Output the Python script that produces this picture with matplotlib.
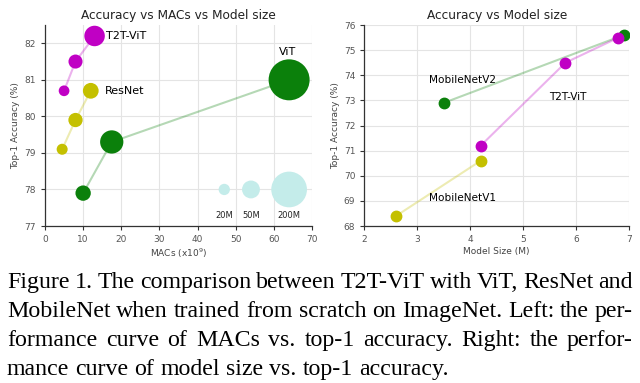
import matplotlib
matplotlib.use("Agg")
import matplotlib.pyplot as plt

# ==========================================
# Data
# ==========================================

# left: MACs (x10^9), top-1 (%), params (M)
t2t_macs = [5.0, 8.0, 13.0]
t2t_acc = [80.7, 81.5, 82.2]
t2t_params = [18, 31, 66]

resnet_macs = [4.5, 8.0, 12.0]
resnet_acc = [79.1, 79.9, 80.7]
resnet_params = [19, 32, 39]

vit_macs = [10.0, 17.5, 64.0]
vit_acc = [77.9, 79.3, 81.0]
vit_params = [37, 85, 264]

size_ref_macs = [47, 54, 64]
size_ref_acc = [78.0, 78.0, 78.0]
size_ref_params = [20, 50, 200]
size_ref_labels = ["20M", "50M", "200M"]

# right: model size (M), top-1 (%)
mbv2_size = [3.5, 6.9]
mbv2_acc = [72.9, 75.6]
t2t_small_size = [4.2, 5.8, 6.8]
t2t_small_acc = [71.2, 74.5, 75.5]
mbv1_size = [2.6, 4.2]
mbv1_acc = [68.4, 70.6]

caption_lines = [
    "Figure 1. The comparison between T2T-ViT with ViT, ResNet and",
    "MobileNet when trained from scratch on ImageNet. Left: the per-",
    "formance curve of MACs vs.  top-1 accuracy.  Right: the perfor-",
    "mance curve of model size vs. top-1 accuracy.",
]

MAG = "#c000c4"
YEL = "#c4c000"
GRN = "#0b800b"
CYAN = "#c4ecea"
SCALE = 3.3

plt.rcParams["font.family"] = "DejaVu Sans"

fig = plt.figure(figsize=(6.4, 3.83), dpi=100)
ax1 = fig.add_axes([0.0703, 0.4099, 0.4172, 0.5248])
ax2 = fig.add_axes([0.5692, 0.4099, 0.4136, 0.5248])


def style(ax):
    ax.grid(True, color="#e4e4e4", linewidth=0.8, zorder=0)
    ax.set_axisbelow(True)
    for s in ["top", "right"]:
        ax.spines[s].set_visible(False)
    for s in ["left", "bottom"]:
        ax.spines[s].set_color("#333333")
        ax.spines[s].set_linewidth(0.9)
    ax.tick_params(labelsize=6.5, colors="#333333", length=3, width=0.8,
                   labelcolor="#555555")


# ==========================================
# Left: Accuracy vs MACs vs Model size
# ==========================================

style(ax1)
for macs, acc, params, c in [
    (t2t_macs, t2t_acc, t2t_params, MAG),
    (resnet_macs, resnet_acc, resnet_params, YEL),
    (vit_macs, vit_acc, vit_params, GRN),
]:
    ax1.plot(macs, acc, color=c, alpha=0.3, linewidth=1.5, zorder=2)
    ax1.scatter(macs, acc, s=[p * SCALE for p in params], color=c,
                edgecolors="none", zorder=3)

ax1.scatter(size_ref_macs, size_ref_acc,
            s=[p * SCALE for p in size_ref_params], color=CYAN,
            edgecolors="none", zorder=3)
for x, lab in zip(size_ref_macs, size_ref_labels):
    ax1.text(x, 77.28, lab, fontsize=6, ha="center", va="center",
             color="#222222")

ax1.text(16.0, 82.2, "T2T-ViT", fontsize=8, va="center")
ax1.text(15.6, 80.7, "ResNet", fontsize=8, va="center")
ax1.text(61.2, 81.75, "ViT", fontsize=8, va="center")

ax1.set_xlim(0, 70)
ax1.set_ylim(77, 82.5)
ax1.set_xticks(range(0, 71, 10))
ax1.set_yticks(range(77, 83))
ax1.set_title("Accuracy vs MACs vs Model size", fontsize=8.7, pad=4,
              color="#222222")
ax1.set_xlabel("MACs (x10$^9$)", fontsize=6.5, color="#444444", labelpad=2)
ax1.set_ylabel("Top-1 Accuracy (%)", fontsize=6.5, color="#444444",
               labelpad=3)

# ==========================================
# Right: Accuracy vs Model size
# ==========================================

style(ax2)
for xs, ys, c in [
    (mbv2_size, mbv2_acc, GRN),
    (mbv1_size, mbv1_acc, YEL),
    (t2t_small_size, t2t_small_acc, MAG),
]:
    ax2.plot(xs, ys, color=c, alpha=0.3, linewidth=1.5, zorder=2)
    ax2.plot(xs, ys, "o", color=c, markersize=7.5, zorder=3)

ax2.text(3.22, 73.8, "MobileNetV2", fontsize=7.6, va="center")
ax2.text(5.5, 73.15, "T2T-ViT", fontsize=7.6, va="center")
ax2.text(3.22, 69.1, "MobileNetV1", fontsize=7.6, va="center")

ax2.set_xlim(2, 7)
ax2.set_ylim(68, 76)
ax2.set_xticks(range(2, 8))
ax2.set_yticks(range(68, 77))
ax2.set_title("Accuracy vs Model size", fontsize=8.7, pad=4, color="#222222")
ax2.set_xlabel("Model Size (M)", fontsize=6.5, color="#444444", labelpad=2)
ax2.set_ylabel("Top-1 Accuracy (%)", fontsize=6.5, color="#444444",
               labelpad=3)

# ==========================================
# Caption (justified)
# ==========================================

W, H = 640, 383
left_px, right_px = 7, 633
baselines = [288, 317, 346, 375]
cap_font = dict(fontsize=17.2, family="Liberation Serif", color="black",
                va="baseline", ha="left")

renderer = fig.canvas.get_renderer()
for i, line in enumerate(caption_lines):
    words = line.split()
    y = 1 - baselines[i] / H
    texts = [fig.text(0, y, w, **cap_font) for w in words]
    widths = [t.get_window_extent(renderer).width for t in texts]
    if i < len(caption_lines) - 1:
        gap = (right_px - left_px - sum(widths)) / (len(words) - 1)
    else:
        space = fig.text(0, y, "a a", **cap_font)
        aa = fig.text(0, y, "aa", **cap_font)
        gap = (space.get_window_extent(renderer).width
               - aa.get_window_extent(renderer).width)
        space.remove()
        aa.remove()
    x = left_px
    for t, w in zip(texts, widths):
        t.set_x(x / W)
        x += w + gap

fig.savefig("out.png", dpi=100)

§ **EXERCISE INSTRUCTIONS**: Could the lines from the top of the material through the line with "t2t_params = [18, 31, 66]" be repeated exactly, pictures left out?

§ **WORKED ANSWER**:
Output the Python script that produces this picture with matplotlib.
import matplotlib
matplotlib.use("Agg")
import matplotlib.pyplot as plt

# ==========================================
# Data
# ==========================================

# left: MACs (x10^9), top-1 (%), params (M)
t2t_macs = [5.0, 8.0, 13.0]
t2t_acc = [80.7, 81.5, 82.2]
t2t_params = [18, 31, 66]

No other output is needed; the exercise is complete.